## Data lines

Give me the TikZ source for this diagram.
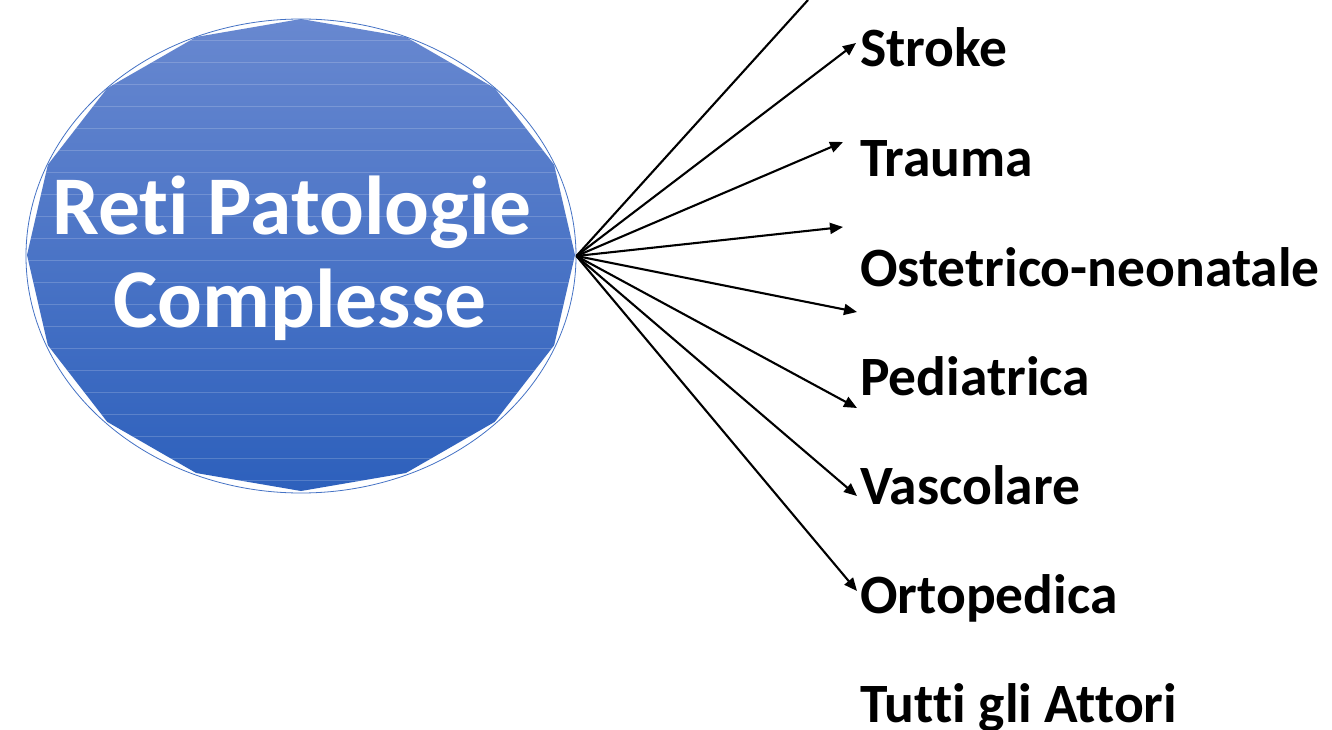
\documentclass[tikz,border=0pt]{standalone}
\usepackage{fontspec}
\setmainfont{Carlito}[Ligatures={NoCommon,NoContextual}]
\usetikzlibrary{arrows.meta,shapes.geometric}
\definecolor{elltop}{HTML}{6888D0}
\definecolor{ellbot}{HTML}{2D60BC}
\definecolor{ellline}{HTML}{4472C4}
\tikzset{
  lbl/.style={anchor=base west, inner sep=0pt, font=\fontsize{55.5}{60}\selectfont\bfseries, text=black},
  conn/.style={line width=2.1pt, black, -{Triangle[length=13pt,width=11pt]}},
  plainconn/.style={line width=2.1pt, black},
  title/.style={text=white, font=\fontsize{83.5}{93}\selectfont\bfseries, inner sep=0pt, anchor=base},
}
\begin{document}
\begin{tikzpicture}[x=1pt,y=-1pt]
\useasboundingbox (0,0) rectangle (1332,730);
% faceted ellipse fill
\def\cx{301}\def\cy{255}\def\rx{274}\def\ry{236}
\path[top color=elltop, bottom color=ellbot]
  plot[samples=17, domain=0:360, variable=\t] ({\cx+\rx*cos(\t)},{\cy-\ry*sin(\t)}) -- cycle;
\begin{scope}
  \clip plot[samples=17, domain=0:360, variable=\t] ({\cx+\rx*cos(\t)},{\cy-\ry*sin(\t)}) -- cycle;
  \foreach \yy in {40,62,84,106,128,150,172,194,216,238,260,282,304,326,348,370,392,414,436,458,480}
    \draw[white, opacity=0.18, line width=0.6pt] (0,\yy) -- (600,\yy);
\end{scope}
\node[ellipse, draw=ellline, line width=0.8pt, minimum width=550pt, minimum height=474pt, inner sep=0pt] (main) at (301,256) {};
\node[title] (t1) at (292,234) {Reti Patologie};
\node[title] (t2) at (300,327) {Complesse};
% labels
\node[lbl] (stroke) at (860,67) {Stroke};
\node[lbl] (trauma) at (860,177) {Trauma};
\node[lbl] (oste) at (860,286) {Ostetrico-neonatale};
\node[lbl] (pedi) at (860,395) {Pediatrica};
\node[lbl] (vasc) at (860,504) {Vascolare};
\node[lbl] (orto) at (860,613) {Ortopedica};
\node[lbl] (tutti) at (860,722) {Tutti gli Attori};
% connector ends
\coordinate (src) at (main.east);
\coordinate (e0) at (808,0);
\coordinate (e1) at (856,43);
\coordinate (e2) at (843,142);
\coordinate (e3) at (843,227);
\coordinate (e4) at (857,312);
\coordinate (e5) at (857,408);
\coordinate (e6) at (857,496);
\coordinate (e7) at (857,591);
\draw[plainconn] (src) -- (e0);
\foreach \e in {e1,e2,e3,e4,e5,e6,e7}
  \draw[conn] (src) -- (\e);
\end{tikzpicture}
\end{document}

## Exercise task
Omit the pictures and reproduce the listing exactly.

## Answer to the exercise
Give me the TikZ source for this diagram.
\documentclass[tikz,border=0pt]{standalone}
\usepackage{fontspec}
\setmainfont{Carlito}[Ligatures={NoCommon,NoContextual}]
\usetikzlibrary{arrows.meta,shapes.geometric}
\definecolor{elltop}{HTML}{6888D0}
\definecolor{ellbot}{HTML}{2D60BC}
\definecolor{ellline}{HTML}{4472C4}
\tikzset{
  lbl/.style={anchor=base west, inner sep=0pt, font=\fontsize{55.5}{60}\selectfont\bfseries, text=black},
  conn/.style={line width=2.1pt, black, -{Triangle[length=13pt,width=11pt]}},
  plainconn/.style={line width=2.1pt, black},
  title/.style={text=white, font=\fontsize{83.5}{93}\selectfont\bfseries, inner sep=0pt, anchor=base},
}
\begin{document}
\begin{tikzpicture}[x=1pt,y=-1pt]
\useasboundingbox (0,0) rectangle (1332,730);
% faceted ellipse fill
\def\cx{301}\def\cy{255}\def\rx{274}\def\ry{236}
\path[top color=elltop, bottom color=ellbot]
  plot[samples=17, domain=0:360, variable=\t] ({\cx+\rx*cos(\t)},{\cy-\ry*sin(\t)}) -- cycle;
\begin{scope}
  \clip plot[samples=17, domain=0:360, variable=\t] ({\cx+\rx*cos(\t)},{\cy-\ry*sin(\t)}) -- cycle;
  \foreach \yy in {40,62,84,106,128,150,172,194,216,238,260,282,304,326,348,370,392,414,436,458,480}
    \draw[white, opacity=0.18, line width=0.6pt] (0,\yy) -- (600,\yy);
\end{scope}
\node[ellipse, draw=ellline, line width=0.8pt, minimum width=550pt, minimum height=474pt, inner sep=0pt] (main) at (301,256) {};
\node[title] (t1) at (292,234) {Reti Patologie};
\node[title] (t2) at (300,327) {Complesse};
% labels
\node[lbl] (stroke) at (860,67) {Stroke};
\node[lbl] (trauma) at (860,177) {Trauma};
\node[lbl] (oste) at (860,286) {Ostetrico-neonatale};
\node[lbl] (pedi) at (860,395) {Pediatrica};
\node[lbl] (vasc) at (860,504) {Vascolare};
\node[lbl] (orto) at (860,613) {Ortopedica};
\node[lbl] (tutti) at (860,722) {Tutti gli Attori};
% connector ends
\coordinate (src) at (main.east);
\coordinate (e0) at (808,0);
\coordinate (e1) at (856,43);
\coordinate (e2) at (843,142);
\coordinate (e3) at (843,227);
\coordinate (e4) at (857,312);
\coordinate (e5) at (857,408);
\coordinate (e6) at (857,496);
\coordinate (e7) at (857,591);
\draw[plainconn] (src) -- (e0);
\foreach \e in {e1,e2,e3,e4,e5,e6,e7}
  \draw[conn] (src) -- (\e);
\end{tikzpicture}
\end{document}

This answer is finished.